DESCRIPTION OF THE TASK: Exactly as written, write out the lines below from the first to the one containing "import matplotlib.dates as mdates", inclusive. Pictures do not belong in the copy.

------------------------------------------------------------

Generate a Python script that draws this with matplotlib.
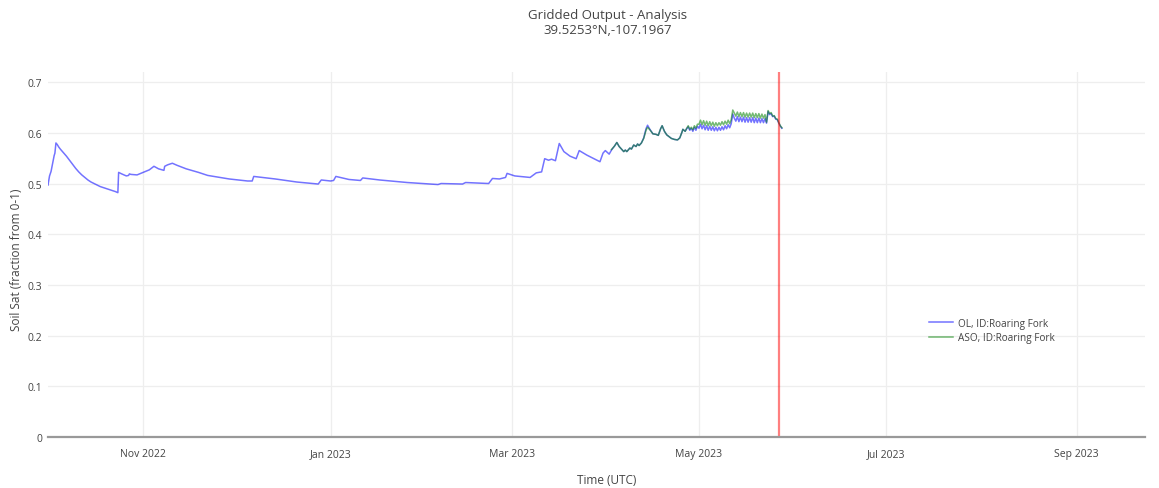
import pandas as pd
import numpy as np
import matplotlib.pyplot as plt
import matplotlib.dates as mdates

# Data soil saturation
# Bagian OL sebelum April (waktu tidak teratur)
ol_time = ['2022-10-01 00:00', '2022-10-01 12:00', '2022-10-02 00:00', '2022-10-02 12:00',
           '2022-10-03 00:00', '2022-10-03 06:00', '2022-10-03 14:00', '2022-10-04 00:00',
           '2022-10-04 12:00', '2022-10-05', '2022-10-06', '2022-10-07', '2022-10-08',
           '2022-10-09', '2022-10-10', '2022-10-11', '2022-10-12', '2022-10-13', '2022-10-14',
           '2022-10-15', '2022-10-16', '2022-10-17', '2022-10-18', '2022-10-19', '2022-10-20',
           '2022-10-21', '2022-10-22', '2022-10-23', '2022-10-23 18:00', '2022-10-24 00:00',
           '2022-10-25', '2022-10-26 12:00', '2022-10-27 06:00', '2022-10-27 12:00',
           '2022-10-28', '2022-10-30', '2022-11-01', '2022-11-03', '2022-11-04 12:00',
           '2022-11-06', '2022-11-07 18:00', '2022-11-08 00:00', '2022-11-09',
           '2022-11-10 12:00', '2022-11-12', '2022-11-15', '2022-11-19', '2022-11-22',
           '2022-11-29', '2022-12-05', '2022-12-06 12:00', '2022-12-07 00:00', '2022-12-14',
           '2022-12-21', '2022-12-28', '2022-12-29', '2023-01-01', '2023-01-02 00:00',
           '2023-01-02 18:00', '2023-01-07', '2023-01-10 18:00', '2023-01-11 12:00',
           '2023-01-17', '2023-01-26', '2023-02-05', '2023-02-06', '2023-02-13', '2023-02-14',
           '2023-02-21 12:00', '2023-02-22 18:00', '2023-02-25', '2023-02-27 00:00',
           '2023-02-27 12:00', '2023-03-02', '2023-03-07', '2023-03-09', '2023-03-10 18:00',
           '2023-03-11 18:00', '2023-03-13', '2023-03-14', '2023-03-15 06:00',
           '2023-03-16 12:00', '2023-03-18', '2023-03-20', '2023-03-22', '2023-03-23',
           '2023-03-25 12:00', '2023-03-29 18:00', '2023-03-30 18:00', '2023-03-31 12:00',
           '2023-04-01 18:00']
ol_soil = [0.497, 0.515, 0.524, 0.540,
           0.555, 0.560, 0.580, 0.577,
           0.572, 0.568, 0.561, 0.554, 0.546,
           0.538, 0.530, 0.523, 0.517, 0.512, 0.507,
           0.503, 0.500, 0.497, 0.494, 0.492, 0.490,
           0.488, 0.486, 0.484, 0.482, 0.522,
           0.519, 0.515, 0.516, 0.519,
           0.518, 0.517, 0.522, 0.527, 0.534,
           0.529, 0.526, 0.534, 0.537,
           0.540, 0.536, 0.529, 0.522, 0.516,
           0.509, 0.505, 0.505, 0.514, 0.509,
           0.503, 0.499, 0.507, 0.505, 0.506,
           0.514, 0.508, 0.506, 0.511,
           0.507, 0.502, 0.498, 0.500, 0.499, 0.502,
           0.500, 0.510, 0.509, 0.512,
           0.520, 0.515, 0.512, 0.521, 0.523,
           0.549, 0.546, 0.548, 0.545,
           0.579, 0.563, 0.554, 0.549, 0.565,
           0.556, 0.543, 0.560, 0.565,
           0.558]

# Bagian April: OL dan ASO hampir sama
apr_time = ['2023-04-02 12:00', '2023-04-03 12:00', '2023-04-04 06:00', '2023-04-05',
            '2023-04-06 12:00', '2023-04-07', '2023-04-07 12:00', '2023-04-08 12:00',
            '2023-04-09', '2023-04-09 18:00', '2023-04-10 12:00', '2023-04-11',
            '2023-04-11 12:00', '2023-04-12 06:00', '2023-04-13 00:00', '2023-04-13 18:00',
            '2023-04-14 06:00', '2023-04-15', '2023-04-16', '2023-04-17', '2023-04-17 18:00',
            '2023-04-18 12:00', '2023-04-19 00:00', '2023-04-19 18:00', '2023-04-20 12:00',
            '2023-04-22', '2023-04-23', '2023-04-24', '2023-04-24 18:00', '2023-04-25 12:00',
            '2023-04-25 18:00', '2023-04-26 12:00', '2023-04-27 00:00', '2023-04-27 12:00',
            '2023-04-28 00:00', '2023-04-28 12:00', '2023-04-29 00:00', '2023-04-29 12:00',
            '2023-04-30 00:00', '2023-04-30 12:00']
ol_apr = [0.566, 0.574, 0.581, 0.573,
          0.563, 0.566, 0.563, 0.570,
          0.568, 0.576, 0.573, 0.578,
          0.575, 0.580, 0.590, 0.608,
          0.615, 0.607, 0.598, 0.597, 0.595,
          0.608, 0.614, 0.603, 0.596,
          0.589, 0.587, 0.586, 0.590, 0.602,
          0.607, 0.603, 0.608, 0.612,
          0.605, 0.609, 0.603, 0.611,
          0.605, 0.613]
aso_apr = [0.567, 0.574, 0.581, 0.573,
           0.563, 0.566, 0.563, 0.570,
           0.568, 0.576, 0.573, 0.578,
           0.575, 0.580, 0.589, 0.605,
           0.611, 0.606, 0.598, 0.597, 0.595,
           0.608, 0.614, 0.603, 0.596,
           0.589, 0.587, 0.586, 0.590, 0.602,
           0.607, 0.603, 0.609, 0.614,
           0.607, 0.611, 0.606, 0.614,
           0.609, 0.617]

# Bagian Mei: keluaran tiap 12 jam (osilasi harian)
may_time = pd.date_range('2023-05-01 00:00', '2023-05-28 00:00', freq='12h')
ol_may = [0.609, 0.617, 0.608, 0.615, 0.606, 0.614, 0.605, 0.613, 0.605, 0.612,
          0.604, 0.611, 0.604, 0.611, 0.605, 0.612, 0.606, 0.614, 0.608, 0.616,
          0.610, 0.618, 0.637, 0.629, 0.623, 0.632, 0.622, 0.631, 0.622, 0.631,
          0.621, 0.630, 0.621, 0.630, 0.621, 0.630, 0.620, 0.629, 0.620, 0.629,
          0.620, 0.628, 0.620, 0.628, 0.619, 0.642, 0.636, 0.638, 0.632, 0.633,
          0.627, 0.626, 0.619, 0.613, 0.609]
aso_may = [0.617, 0.625, 0.616, 0.624, 0.615, 0.623, 0.614, 0.622, 0.614, 0.621,
           0.613, 0.620, 0.614, 0.620, 0.615, 0.622, 0.616, 0.623, 0.617, 0.625,
           0.618, 0.626, 0.645, 0.639, 0.633, 0.641, 0.632, 0.640, 0.632, 0.640,
           0.631, 0.639, 0.631, 0.639, 0.631, 0.639, 0.630, 0.638, 0.630, 0.638,
           0.629, 0.637, 0.629, 0.636, 0.621, 0.644, 0.638, 0.640, 0.633, 0.634,
           0.628, 0.627, 0.620, 0.614, 0.610]

now_time = '2023-05-27 05:00'
x_range = ['2022-10-01', '2023-09-23 06:00']
tick_dates = ['2022-11-01', '2023-01-01', '2023-03-01', '2023-05-01', '2023-07-01', '2023-09-01']

# Gabungkan jadi satu seri per model
ol_x = list(pd.to_datetime(ol_time, format='mixed')) + list(pd.to_datetime(apr_time, format='mixed')) + list(may_time)
ol_y = ol_soil + ol_apr + ol_may
aso_x = list(pd.to_datetime(apr_time, format='mixed')) + list(may_time)
aso_y = aso_apr + aso_may

plt.rcParams['font.family'] = ['Open Sans', 'DejaVu Sans']
txt = '#444444'

fig = plt.figure(figsize=(11.59, 4.89), dpi=100)
ax = fig.add_axes([48 / 1159, 1 - 438 / 489, 1097 / 1159, 365 / 489])

ax.plot(ol_x, ol_y, color='blue', alpha=0.55, lw=1.1, label='OL, ID:Roaring Fork')
ax.plot(aso_x, aso_y, color='green', alpha=0.55, lw=1.1, label='ASO, ID:Roaring Fork')
ax.axvline(pd.to_datetime(now_time), color='red', alpha=0.5, lw=1.6)

ax.set_xlim(pd.to_datetime(x_range[0]), pd.to_datetime(x_range[1]))
ax.set_ylim(0, 0.72)
ax.set_yticks([0, 0.1, 0.2, 0.3, 0.4, 0.5, 0.6, 0.7])
ax.set_yticklabels(['0', '0.1', '0.2', '0.3', '0.4', '0.5', '0.6', '0.7'])
ax.set_xticks(pd.to_datetime(tick_dates))
ax.xaxis.set_major_formatter(mdates.DateFormatter('%b %Y'))
ax.tick_params(length=0, labelsize=7.5, labelcolor=txt, pad=8)
ax.tick_params(axis='y', pad=4)

ax.grid(True, color='#eeeeee', lw=0.9)
ax.set_axisbelow(True)
for s in ['top', 'right', 'left']:
    ax.spines[s].set_visible(False)
ax.spines['bottom'].set_color('#999999')
ax.spines['bottom'].set_linewidth(1.6)

# Label sumbu dan judul
fig.text(607 / 1159, 1 - 481 / 489, 'Time (UTC)', ha='center', va='center',
         fontsize=8.5, color=txt)
fig.text(17 / 1159, 1 - 260 / 489, 'Soil Sat (fraction from 0-1)', ha='center', va='center',
         rotation=90, fontsize=8.5, color=txt)
fig.text(608 / 1159, 1 - 15 / 489, 'Gridded Output - Analysis', ha='center', va='center',
         fontsize=9.5, color=txt)
fig.text(608 / 1159, 1 - 30 / 489, '39.5253°N,-107.1967', ha='center', va='center',
         fontsize=9.5, color=txt)

leg = ax.legend(loc='center left', bbox_to_anchor=(0.795, 0.292), frameon=False,
                fontsize=7.2, handlelength=2.4, handletextpad=0.5, labelspacing=0.35)
for t in leg.get_texts():
    t.set_color(txt)

plt.savefig('out.png', dpi=100)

------------------------------------------------------------

TASK OUTPUT:
Generate a Python script that draws this with matplotlib.
import pandas as pd
import numpy as np
import matplotlib.pyplot as plt
import matplotlib.dates as mdates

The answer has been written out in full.